Saturday, January 23, 2010

The Work of the Spirit-Free at Last

Reflection on the Readings
Third Sunday in Ordinary Time - January 24, 2010 - Year C
By Dennis Hankins

The Work of the Spirit - Free At Last

And Jesus returned in the power of the Spirit into Galilee...He opened the book and found the place where it was written, "The Spirit of the Lord is upon me..."

He was a promising Pentecostal preacher boy. He was called the walking Bible, given his ability to quote large portions of Scripture from memory as he preached.  My Dad heard the 16 year old Charles Crank preach in Floyd Knobs, Indiana at a Revival meeting.  In later years the Reverend Crank became the Indiana District Superintendent of the Assemblies of God.  Throughout the years he continued to stir congregations with his ability to quote Scripture and preach its meaning. It was liberating preaching.

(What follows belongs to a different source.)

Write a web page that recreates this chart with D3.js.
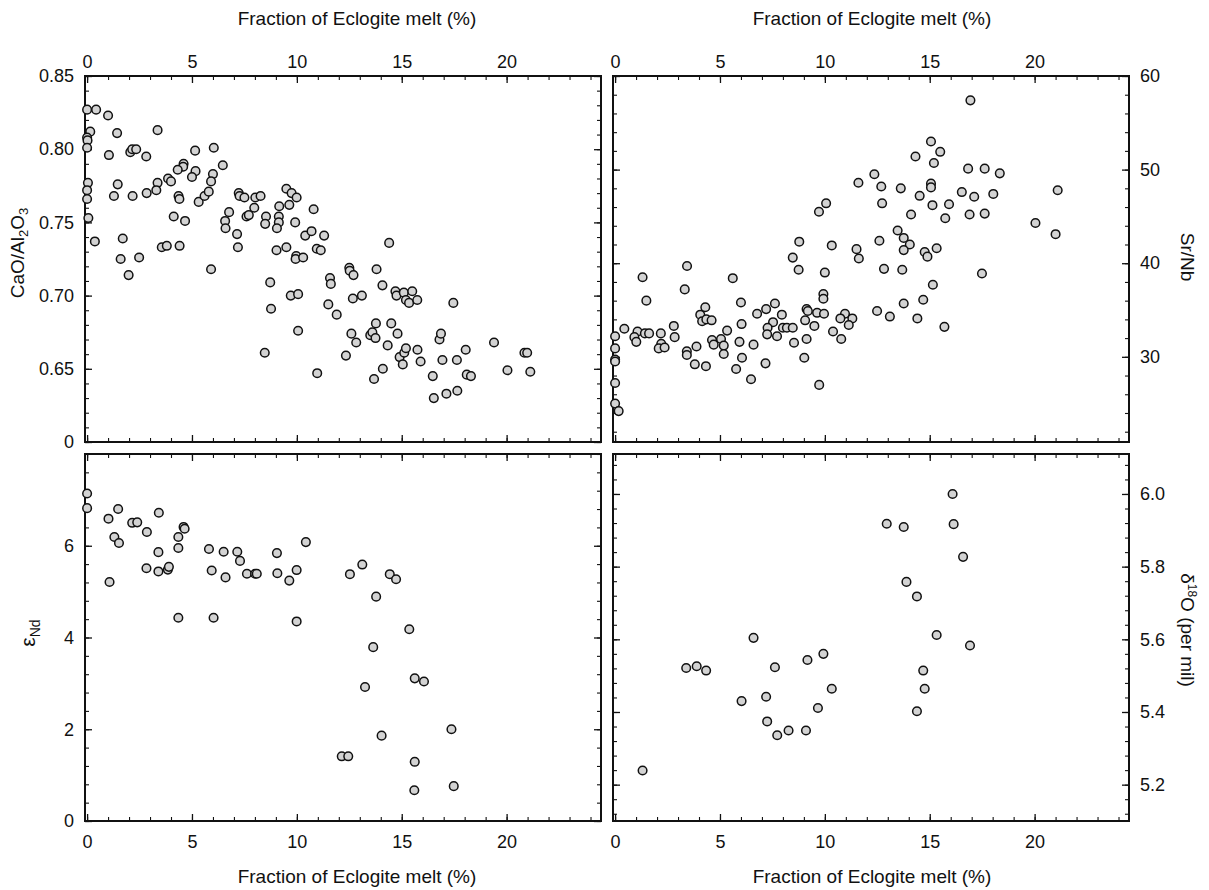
<!DOCTYPE html>
<html>
<head>
<meta charset="utf-8">
<script src="https://cdn.jsdelivr.net/npm/d3@7"></script>
<style>
  body { margin: 0; background: #fff; }
  svg text { font-family: "Liberation Sans", Arial, Helvetica, sans-serif; fill: #111; }
</style>
</head>
<body>
<script>
// fraction of eclogite melt (%) vs CaO/Al2O3
const caoAlData = [
  [0,0.827],[0.43,0.827],[1.0,0.823],[0.15,0.812],[0,0.808],[0.02,0.806],[0,0.801],
  [3.36,0.813],[1.43,0.811],[1.04,0.796],[2.06,0.798],[2.15,0.800],[2.34,0.800],[2.82,0.795],
  [5.15,0.799],[6.04,0.801],[6.47,0.789],[4.6,0.790],[4.58,0.788],[4.32,0.786],[5.17,0.785],
  [5.0,0.781],[6.0,0.783],[5.91,0.778],[3.86,0.780],[4.0,0.778],[3.36,0.777],[3.30,0.772],[2.84,0.770],
  [0.04,0.777],[0,0.772],[0,0.766],[1.46,0.776],[1.28,0.768],[2.17,0.768],[4.36,0.768],[4.4,0.766],
  [5.32,0.764],[5.6,0.768],[5.8,0.771],
  [0.06,0.753],[0.37,0.737],[1.7,0.739],[1.6,0.725],[2.48,0.726],[1.98,0.714],[3.56,0.733],[3.8,0.734],
  [4.41,0.734],[4.13,0.754],[4.67,0.751],[5.91,0.718],
  [7.23,0.770],[7.27,0.768],[7.5,0.767],[8.02,0.767],[8.27,0.768],[7.97,0.760],[7.6,0.754],[7.71,0.755],
  [6.77,0.757],[6.58,0.751],[6.6,0.746],[7.15,0.742],[7.19,0.733],
  [8.53,0.754],[8.49,0.749],[9.16,0.761],[9.14,0.754],[9.14,0.750],[9.05,0.746],[9.5,0.773],[9.75,0.770],
  [9.99,0.767],[9.64,0.762],[9.92,0.750],[10.8,0.759],[10.4,0.741],[10.7,0.744],[11.3,0.741],[10.95,0.732],
  [11.14,0.731],[9.03,0.731],[9.5,0.733],[9.97,0.727],[9.94,0.725],[10.3,0.726],
  [8.73,0.709],[8.77,0.691],[8.47,0.661],[9.71,0.700],[10.06,0.701],[10.06,0.676],[10.97,0.647],
  [11.58,0.712],[11.62,0.708],[11.5,0.694],[11.9,0.687],
  [12.5,0.719],[12.52,0.717],[12.7,0.714],[12.67,0.698],[13.1,0.700],[13.8,0.718],[14.08,0.707],[14.4,0.736],
  [14.7,0.703],[14.75,0.700],[15.1,0.702],[15.2,0.697],[15.35,0.695],[15.5,0.703],[15.74,0.697],
  [12.6,0.674],[12.83,0.668],[12.34,0.659],[13.5,0.673],[13.6,0.675],[13.75,0.671],[13.77,0.681],
  [13.68,0.643],[14.1,0.650],[14.33,0.666],[14.5,0.681],[14.8,0.674],[14.9,0.658],[15.05,0.653],
  [15.12,0.661],[15.2,0.664],[15.75,0.663],[15.9,0.655],[16.48,0.645],[16.53,0.630],[16.8,0.670],
  [16.87,0.674],[16.94,0.656],[17.13,0.633],[17.46,0.695],[17.63,0.656],[17.65,0.635],[18.05,0.663],
  [18.1,0.646],[18.3,0.645],[19.4,0.668],[20.04,0.649],[20.85,0.661],[20.98,0.661],[21.13,0.648]
];

// fraction vs Sr/Nb
const srNbData = [
  [16.94,57.4],[15.06,53.0],[15.5,51.9],[14.32,51.4],[15.2,50.7],[12.36,49.5],[16.83,50.1],[17.62,50.1],
  [18.34,49.6],[11.6,48.6],[12.69,48.2],[13.62,48.0],[15.06,48.5],[15.06,48.1],[16.53,47.6],[17.12,47.1],
  [18.03,47.4],[21.1,47.8],[14.52,47.2],[10.06,46.4],[9.72,45.5],[12.73,46.4],[15.13,46.2],[15.92,46.3],
  [14.11,45.2],[15.74,44.8],[16.9,45.2],[17.62,45.3],[20.04,44.3],[21.0,43.1],
  [13.47,43.5],[13.76,42.7],[14.05,42.0],[13.76,41.4],[12.6,42.4],[10.33,41.9],[8.78,42.3],[11.51,41.5],
  [11.62,40.5],[14.76,41.2],[14.89,40.7],[15.33,41.6],[8.47,40.6],[8.75,39.3],[10.0,39.0],[12.82,39.4],
  [13.69,39.3],[17.49,38.9],[3.43,39.7],[1.31,38.5],[5.61,38.4],[3.32,37.2],[15.15,37.7],[1.49,36.0],
  [9.93,36.7],[9.93,36.2],[6.0,35.8],[7.62,35.7],[13.76,35.7],[14.69,36.1],[4.3,35.3],[7.2,35.1],
  [9.13,35.1],[9.19,34.9],[6.77,34.6],[7.95,34.5],[9.63,34.7],[9.96,34.6],[10.96,34.6],[12.49,34.9],
  [13.1,34.3],[4.06,34.5],[4.15,33.8],[4.35,34.0],[4.6,33.9],[2.8,33.3],[6.03,33.5],[7.53,33.7],
  [7.27,33.1],[9.06,33.9],[10.74,34.1],[11.31,34.1],[11.14,33.4],[8.0,33.1],[8.19,33.1],[8.47,33.1],
  [9.5,33.3],[14.41,34.1],[15.7,33.2],[0.44,33.0],[1.07,32.7],[0.92,32.1],[1.01,31.6],[1.42,32.5],
  [1.62,32.5],[2.18,32.5],[2.84,32.1],[0,32.2],[2.2,31.4],[2.08,30.9],[2.36,31.0],[0,30.9],[0,29.7],
  [0,29.5],[0,27.2],[0,25.0],[0.17,24.2],[3.88,31.1],[3.42,30.6],[3.42,30.2],[3.8,29.2],[4.33,29.0],
  [4.62,31.8],[4.7,31.3],[5.05,31.9],[5.18,31.2],[5.18,30.3],[5.34,32.8],[5.93,31.6],[6.05,29.9],
  [5.77,28.7],[6.6,31.3],[6.48,27.6],[7.17,29.3],[7.25,32.4],[7.72,32.2],[8.53,31.5],[9.13,31.9],
  [9.02,29.9],[9.73,27.0],[10.39,32.7],[10.78,31.9]
];

// fraction vs epsilon Nd
const eNdData = [
  [0,7.14],[0,6.82],[1.02,6.59],[1.48,6.80],[3.42,6.72],[2.15,6.50],[2.39,6.51],[4.6,6.41],[4.65,6.37],
  [2.85,6.30],[1.3,6.19],[1.52,6.06],[4.35,6.19],[4.35,5.95],[10.43,6.08],[5.81,5.93],[6.51,5.87],
  [7.16,5.87],[7.29,5.67],[9.05,5.84],[3.4,5.86],[2.83,5.51],[3.4,5.44],[3.85,5.48],[3.9,5.54],
  [5.94,5.46],[6.6,5.31],[7.62,5.39],[8.01,5.39],[8.09,5.39],[9.07,5.40],[9.64,5.24],[9.99,5.47],
  [1.07,5.21],[4.35,4.43],[6.03,4.43],[9.99,4.35],[13.12,5.59],[12.53,5.38],[14.43,5.38],[14.73,5.27],
  [13.78,4.89],[15.36,4.18],[13.64,3.79],[15.62,3.11],[16.06,3.04],[13.25,2.92],[17.37,2.0],
  [14.04,1.86],[12.14,1.41],[12.45,1.41],[15.62,1.29],[15.6,0.67],[17.48,0.76]
];

// fraction vs delta 18O (per mil)
const d18OData = [
  [16.09,6.00],[12.95,5.918],[13.76,5.909],[16.14,5.917],[16.59,5.827],[13.89,5.758],[14.39,5.718],
  [15.33,5.612],[16.92,5.583],[6.6,5.604],[9.93,5.560],[9.17,5.543],[7.62,5.523],[3.39,5.521],
  [3.89,5.526],[4.34,5.514],[14.69,5.514],[14.76,5.464],[10.33,5.464],[7.2,5.442],[6.03,5.430],
  [9.67,5.411],[14.39,5.402],[7.25,5.374],[7.73,5.336],[8.27,5.349],[9.1,5.349],[1.31,5.239]
];

const xMajorTicks = [0, 5, 10, 15, 20];
const xMinorTicks = d3.range(0, 25, 1);
const caoMajorTicks = [0.60, 0.65, 0.70, 0.75, 0.80, 0.85];
const caoMinorTicks = d3.range(0.60, 0.851, 0.01);
const srNbMajorTicks = [30, 40, 50, 60];
const srNbMinorTicks = d3.range(22, 60.1, 2);
const eNdMajorTicks = [0, 2, 4, 6];
const eNdMinorTicks = d3.range(0, 8.01, 0.4);
const d18OMajorTicks = [5.2, 5.4, 5.6, 5.8, 6.0];
const d18OMinorTicks = d3.range(5.12, 6.11, 0.04);

const xTitle = "Fraction of Eclogite melt (%)";

const width = 1209, height = 890;
const svg = d3.select("body").append("svg")
  .attr("width", width).attr("height", height);

const leftX = [85, 601], rightX = [613, 1129];
const topY = [442, 76], bottomY = [821, 454];
const xDomain = [-0.1, 24.5];
const tickFont = 18;
const titleFont = 19;

const panels = [
  { data: caoAlData, xr: leftX, yr: topY, yDomain: [0.60, 0.85], major: caoMajorTicks, minor: caoMinorTicks,
    fmt: d => Math.abs(d - 0.6) < 1e-9 ? "0" : d3.format(".2f")(d), xLabelSide: "top", yLabelSide: "left" },
  { data: srNbData, xr: rightX, yr: topY, yDomain: [20.9, 60], major: srNbMajorTicks, minor: srNbMinorTicks,
    fmt: d3.format("d"), xLabelSide: "top", yLabelSide: "right" },
  { data: eNdData, xr: leftX, yr: bottomY, yDomain: [0, 8], major: eNdMajorTicks, minor: eNdMinorTicks,
    fmt: d3.format("d"), xLabelSide: "bottom", yLabelSide: "left" },
  { data: d18OData, xr: rightX, yr: bottomY, yDomain: [5.1, 6.11], major: d18OMajorTicks, minor: d18OMinorTicks,
    fmt: d3.format(".1f"), xLabelSide: "bottom", yLabelSide: "right" }
];

panels.forEach(p => {
  const x = d3.scaleLinear().domain(xDomain).range(p.xr);
  const y = d3.scaleLinear().domain(p.yDomain).range(p.yr);
  const g = svg.append("g");
  const [x0, x1] = p.xr, [y0, y1] = [p.yr[1], p.yr[0]];

  const sides = [
    { axis: d3.axisTop, pos: `translate(0,${y0})`, scale: x, major: xMajorTicks, minor: xMinorTicks,
      labels: p.xLabelSide === "top", fmt: d3.format("d"), pad: 8 },
    { axis: d3.axisBottom, pos: `translate(0,${y1})`, scale: x, major: xMajorTicks, minor: xMinorTicks,
      labels: p.xLabelSide === "bottom", fmt: d3.format("d"), pad: 14 },
    { axis: d3.axisLeft, pos: `translate(${x0},0)`, scale: y, major: p.major, minor: p.minor,
      labels: p.yLabelSide === "left", fmt: p.fmt, pad: 11 },
    { axis: d3.axisRight, pos: `translate(${x1},0)`, scale: y, major: p.major, minor: p.minor,
      labels: p.yLabelSide === "right", fmt: p.fmt, pad: 11 }
  ];

  sides.forEach(s => {
    const minorG = g.append("g").attr("transform", s.pos)
      .call(s.axis(s.scale).tickValues(s.minor).tickSize(-4).tickFormat(""));
    minorG.select(".domain").remove();
    minorG.selectAll("line").attr("stroke", "#111").attr("stroke-width", 1.1);

    const majorG = g.append("g").attr("transform", s.pos)
      .call(s.axis(s.scale).tickValues(s.major).tickSize(-7).tickPadding(s.pad)
        .tickFormat(s.labels ? s.fmt : ""));
    majorG.select(".domain").remove();
    majorG.selectAll("line").attr("stroke", "#111").attr("stroke-width", 1.3);
    majorG.selectAll("text").attr("font-size", tickFont).attr("font-family", null).attr("fill", "#111");
  });

  g.append("rect")
    .attr("x", x0).attr("y", y0)
    .attr("width", x1 - x0).attr("height", y1 - y0)
    .attr("fill", "none").attr("stroke", "#111").attr("stroke-width", 2);

  g.append("g").selectAll("circle")
    .data(p.data)
    .join("circle")
    .attr("cx", d => x(d[0]))
    .attr("cy", d => y(d[1]))
    .attr("r", 4.3)
    .attr("fill", "#d3d3d3")
    .attr("stroke", "#111")
    .attr("stroke-width", 1.5);
});

// x axis titles
[[357, 25], [872, 25], [357, 883], [872, 883]].forEach(([cx, cy]) => {
  svg.append("text")
    .attr("x", cx).attr("y", cy)
    .attr("text-anchor", "middle")
    .attr("font-size", titleFont)
    .text(xTitle);
});

// y axis titles
const cao = svg.append("text")
  .attr("transform", "translate(24,253) rotate(-90)")
  .attr("text-anchor", "middle")
  .attr("font-size", titleFont);
cao.append("tspan").text("CaO/Al");
cao.append("tspan").attr("font-size", 13).attr("dy", 4).text("2");
cao.append("tspan").attr("dy", -4).text("O");
cao.append("tspan").attr("font-size", 13).attr("dy", 4).text("3");

const end = svg.append("text")
  .attr("transform", "translate(35,633) rotate(-90)")
  .attr("text-anchor", "middle")
  .attr("font-size", 21);
end.append("tspan").text("ε");
end.append("tspan").attr("font-size", 14).attr("dy", 5).text("Nd");

svg.append("text")
  .attr("transform", "translate(1181,257) rotate(90)")
  .attr("text-anchor", "middle")
  .attr("font-size", titleFont)
  .text("Sr/Nb");

const dO = svg.append("text")
  .attr("transform", "translate(1181,630) rotate(90)")
  .attr("text-anchor", "middle")
  .attr("font-size", titleFont);
dO.append("tspan").text("δ");
dO.append("tspan").attr("font-size", 12).attr("dy", -7).text("18");
dO.append("tspan").attr("dy", 7).text("O (per mil)");
</script>
</body>
</html>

In Pentecostal circles you were expected to know your Bible, if you were called to be a preacher.  It was a sign of your calling if you knew the Scriptures and could preach them with the anointing of the Holy Spirit.  

But love of the Scriptures is found also in the local Catholic parish.  Every Sunday you will hear an Old Testament Reading, a Psalm, a reading from the Epistles and then the Gospel reading.  A brief review of the Catechism of the Catholic Church reveals the Church's grasp and love of the Scriptures.  

In the first reading, the renewal of the people of God under Ezra and Nehemiah begins with the reading and the hearing of the Scriptures.  The exiles kept alive the hope of returning to the promised land by keeping as best they could the words of Moses in a strange land.  The folks back home waned in faith without a Temple and Altar around which to hear the word and practice the prescribed rituals of sacrifice.  

It was in this environment the returning exiles and the locals hear again the words of Moses and begin to rebuild the Temple and the Altar and their lives.  This rebuilding process begins with the hearing of the words of Moses found in the Scroll from which Ezra read.  

It is this holy reading to which the people respond as with an oath, raising their hands and shouting, "Amen, Amen," or "let be unto me." 

Just as the exiles discovered their destiny, St. Paul describes the Church and its destiny.  The working of the Spirit reminds us that each of us is important as we take our place in the Temple not made with hands.  For by one Spirit we were all baptized into one body-Jew or Greeks, slaves or free-and all were made to drink of one Spirit. Each one of us finds our own spiritual destiny from the same life giving Spirit.  There are no little 'You's' or big 'I's,' in the body, which is his Church.  We all are made free by the same Spirit.

In today's Gospel, Jesus announces a new time of the Spirit's work.  Isaiah the prophet anticipated this renewal and restoration coming through a person anointed by the Spirit.  And it is in the person of Jesus in whom the Spirit abides without measure, so that it is Jesus who inaugurates a year of jubilee, proclaiming the acceptable year of the Lord.

Such a year occurred every 50 years in Israel.  In the year of Jubilee there was the cancellation of debt and servitude.  On the tenth day of the seventh month on the Day of Atonement a loud trumpet blast announced the beginning of a new day of human and spiritual freedom in Israel.  Although you could have heard a pin drop when Jesus read this passage from Isaiah, it was his voice becoming the ancient sound of the trumpet blast announcing the year of the Lord, a new and everlasting Jubilee.

The year of the Lord, a new era of the work of the Spirit continues in the Church lead by apostles, prophets, and teachers. Nothing else can penetrate the world enslaved by sin and guilt.  From the Church come mighty deeds, gifts of healing, administration and varieties of tongues.  For what?  To bring good news to the poor, to proclaim freedom to the enslaved and new eyes for the blind and liberty for all those in oppression.

This past MLK day I read again the 'I Have A Dream,' speech Dr. Martin Luther King delivered August 28, 1963 in  Washington, DC.  If you haven't read it recently, read it

The closing words of that speech capture the animation of the Spirit I feel and I hope you feel in the hearing of today's readings, especially the Gospel:

Free at last!  Free at last!  
Thank God Almighty, we are free at last!

Let us pray: Dear Father of all Mercy, give unto thy Church a new vision of the work of the Spirit, and let it begin with a new love for Jesus, who for us and for the life of the world gives to us today his own body and blood.  Amen.